Ceding the Qana field to Lebanon in return for a share of the royalties from any gas that is extracted and a recognition of Israel’s unimpeded right to Karish follows similar logic. Hizballah has been threatening Karish since Netanyahu was prime minister, but until this week, Lebanon’s rights to Qana were disputed. Now that Lebanon can develop Qana, it has something very tangible to lose if Hizballah launches any attacks on Karish and Israel responds with force, which will be devastating not only because it will mean the destruction of Lebanese infrastructure but because the Lebanese economy is in dire straits.
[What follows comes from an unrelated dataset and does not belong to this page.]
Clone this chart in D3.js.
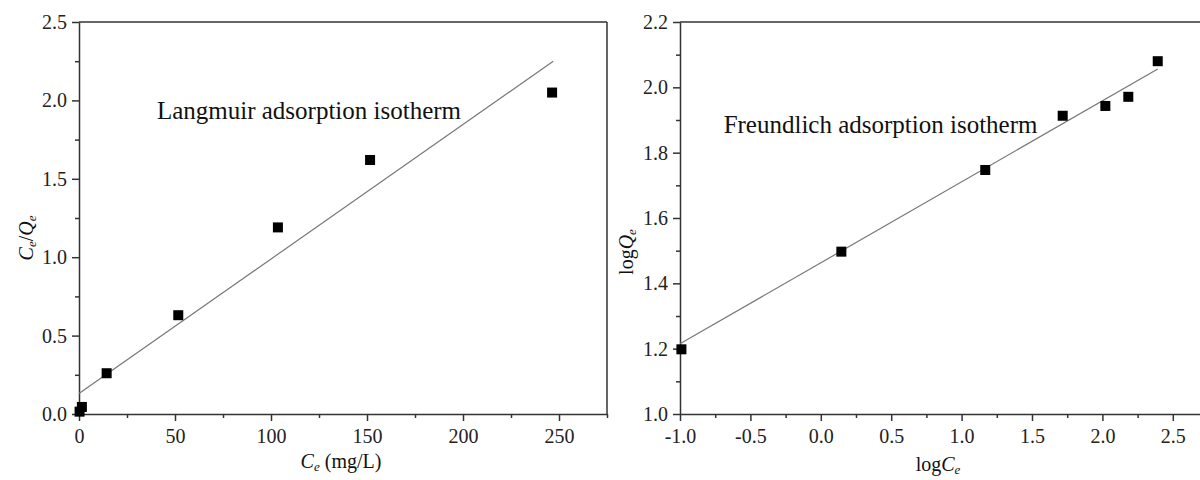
<!DOCTYPE html>
<html>
<head>
<meta charset="utf-8">
<script src="https://cdn.jsdelivr.net/npm/d3@7/dist/d3.min.js"></script>
<style>
  body { margin: 0; background: #fff; }
  svg { display: block; }
  text { font-family: "Liberation Serif", "Times New Roman", serif; fill: #111; }
  .axis path, .axis line { stroke: #333; stroke-width: 1.5; }
  .axis text { font-size: 20px; fill: #222; }
</style>
</head>
<body>
<div id="chart"></div>
<script>
// Langmuir panel data
var langCe = [0.3, 1.5, 14.4, 51.7, 103.6, 151.6, 246.4];
var langRatio = [0.015, 0.045, 0.26, 0.63, 1.19, 1.62, 2.05];
var langFitX = [0, 247];
var langFitY = [0.13, 2.25];
var langXTicks = [0, 50, 100, 150, 200, 250];
var langXMinor = [25, 75, 125, 175, 225, 275];
var langYTicks = [0, 0.5, 1.0, 1.5, 2.0, 2.5];
var langYMinor = [0.25, 0.75, 1.25, 1.75, 2.25];

// Freundlich panel data
var freLogCe = [-0.99, 0.146, 1.168, 1.718, 2.021, 2.184, 2.393];
var freLogQe = [1.198, 1.497, 1.747, 1.913, 1.943, 1.971, 2.080];
var freFitX = [-1.0, 2.393];
var freFitY = [1.215, 2.056];
var freXTicks = [-1.0, -0.5, 0.0, 0.5, 1.0, 1.5, 2.0, 2.5];
var freXMinor = [-0.75, -0.25, 0.25, 0.75, 1.25, 1.75, 2.25, 2.75];
var freYTicks = [1.0, 1.2, 1.4, 1.6, 1.8, 2.0, 2.2];
var freYMinor = [1.1, 1.3, 1.5, 1.7, 1.9, 2.1];

var W = 1200, H = 480;
var top0 = 22, bottom0 = 414;

// plain hyphen for negatives, like the original figure
var fmt1 = function(d) { return d3.format('.1f')(d).replace('\u2212', '-'); };

var svg = d3.select('#chart').append('svg')
    .attr('width', W)
    .attr('height', H);

// draws one panel: frame, axes with minor ticks, fit line, square markers
function panel(opt) {
    var x = d3.scaleLinear().domain(opt.xDomain).range(opt.xRange);
    var y = d3.scaleLinear().domain(opt.yDomain).range([bottom0, top0]);
    var g = svg.append('g');

    // top and right frame
    g.append('line')
        .attr('x1', opt.xRange[0]).attr('x2', opt.xRange[1])
        .attr('y1', top0).attr('y2', top0)
        .attr('stroke', '#333').attr('stroke-width', 1.5);
    g.append('line')
        .attr('x1', opt.xRange[1]).attr('x2', opt.xRange[1])
        .attr('y1', top0).attr('y2', bottom0)
        .attr('stroke', '#333').attr('stroke-width', 1.5);

    // minor ticks
    g.append('g').attr('class', 'axis')
        .attr('transform', 'translate(0,' + bottom0 + ')')
        .call(d3.axisBottom(x).tickValues(opt.xMinor).tickSize(4).tickSizeOuter(0).tickFormat(''))
        .select('.domain').remove();
    g.append('g').attr('class', 'axis')
        .attr('transform', 'translate(' + opt.xRange[0] + ',0)')
        .call(d3.axisLeft(y).tickValues(opt.yMinor).tickSize(4).tickSizeOuter(0).tickFormat(''))
        .select('.domain').remove();

    // major axes
    g.append('g').attr('class', 'axis')
        .attr('transform', 'translate(0,' + bottom0 + ')')
        .call(d3.axisBottom(x).tickValues(opt.xTicks).tickSize(7).tickPadding(8)
            .tickSizeOuter(0).tickFormat(opt.xFormat));
    g.append('g').attr('class', 'axis')
        .attr('transform', 'translate(' + opt.xRange[0] + ',0)')
        .call(d3.axisLeft(y).tickValues(opt.yTicks).tickSize(7).tickPadding(5)
            .tickSizeOuter(0).tickFormat(fmt1));

    // linear fit
    g.append('line')
        .attr('x1', x(opt.fitX[0])).attr('y1', y(opt.fitY[0]))
        .attr('x2', x(opt.fitX[1])).attr('y2', y(opt.fitY[1]))
        .attr('stroke', '#777').attr('stroke-width', 1.2);

    var s = 10;
    g.append('g').selectAll('rect')
        .data(opt.xs)
        .enter().append('rect')
        .attr('x', function(d) { return x(d) - s / 2; })
        .attr('y', function(d, i) { return y(opt.ys[i]) - s / 2; })
        .attr('width', s)
        .attr('height', s)
        .attr('fill', '#000');

    g.append('text')
        .attr('x', x(opt.note[0]))
        .attr('y', y(opt.note[1]))
        .attr('font-size', 25)
        .text(opt.noteText);

    return { x: x, y: y, g: g };
}

var left = panel({
    xDomain: [0, 275], xRange: [79, 607], yDomain: [0, 2.5],
    xTicks: langXTicks, xMinor: langXMinor, yTicks: langYTicks, yMinor: langYMinor,
    xFormat: d3.format('d'),
    fitX: langFitX, fitY: langFitY, xs: langCe, ys: langRatio,
    note: [40.6, 1.88], noteText: 'Langmuir adsorption isotherm'
});

var right = panel({
    xDomain: [-1, 2.75], xRange: [680, 1208], yDomain: [1.0, 2.2],
    xTicks: freXTicks, xMinor: freXMinor, yTicks: freYTicks, yMinor: freYMinor,
    xFormat: fmt1,
    fitX: freFitX, fitY: freFitY, xs: freLogCe, ys: freLogQe,
    note: [-0.69, 1.861], noteText: 'Freundlich adsorption isotherm'
});

// axis titles with subscripts
var xt1 = svg.append('text')
    .attr('x', 341).attr('y', 468)
    .attr('text-anchor', 'middle')
    .attr('font-size', 20);
xt1.append('tspan').attr('font-style', 'italic').text('C');
xt1.append('tspan').attr('font-style', 'italic').attr('font-size', 13).attr('dy', 3).text('e');
xt1.append('tspan').attr('dy', -3).text(' (mg/L)');

var yt1 = svg.append('text')
    .attr('transform', 'translate(33,238) rotate(-90)')
    .attr('text-anchor', 'middle')
    .attr('font-size', 20);
yt1.append('tspan').attr('font-style', 'italic').text('C');
yt1.append('tspan').attr('font-style', 'italic').attr('font-size', 13).attr('dy', 3).text('e');
yt1.append('tspan').attr('dy', -3).text('/');
yt1.append('tspan').attr('font-style', 'italic').text('Q');
yt1.append('tspan').attr('font-style', 'italic').attr('font-size', 13).attr('dy', 3).text('e');

var xt2 = svg.append('text')
    .attr('x', 938).attr('y', 471)
    .attr('text-anchor', 'middle')
    .attr('font-size', 20);
xt2.append('tspan').text('log');
xt2.append('tspan').attr('font-style', 'italic').text('C');
xt2.append('tspan').attr('font-style', 'italic').attr('font-size', 13).attr('dy', 3).text('e');

var yt2 = svg.append('text')
    .attr('transform', 'translate(633,252) rotate(-90)')
    .attr('text-anchor', 'middle')
    .attr('font-size', 20);
yt2.append('tspan').text('log');
yt2.append('tspan').attr('font-style', 'italic').text('Q');
yt2.append('tspan').attr('font-style', 'italic').attr('font-size', 13).attr('dy', 3).text('e');
</script>
</body>
</html>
Lebanon needs the potential influx of money from developing Qana to avert a complete economic collapse, and tying its economic prospects to respecting the maritime boundary with Israel has the potential to secure a measure of quiet on Israel’s northern front. There is no guarantee that this quiet will be permanent or that this strategy will work forever, but it is the same approach that Israel has deployed against another terrorist group that has been a persistent thorn in its side in the hopes that the current success with Gaza will translate in a similar way to Lebanon.
With the Israel-Lebanon deal, we see the continuation of patterns that have emerged across a number of years. The deal has its own pros and cons divorced from everything else, but no assessment of it is complete without seeing the way in which it fits into the larger normalization picture and without considering it as an extension of lessons learned in grappling with Hamas and keeping Gaza quiet.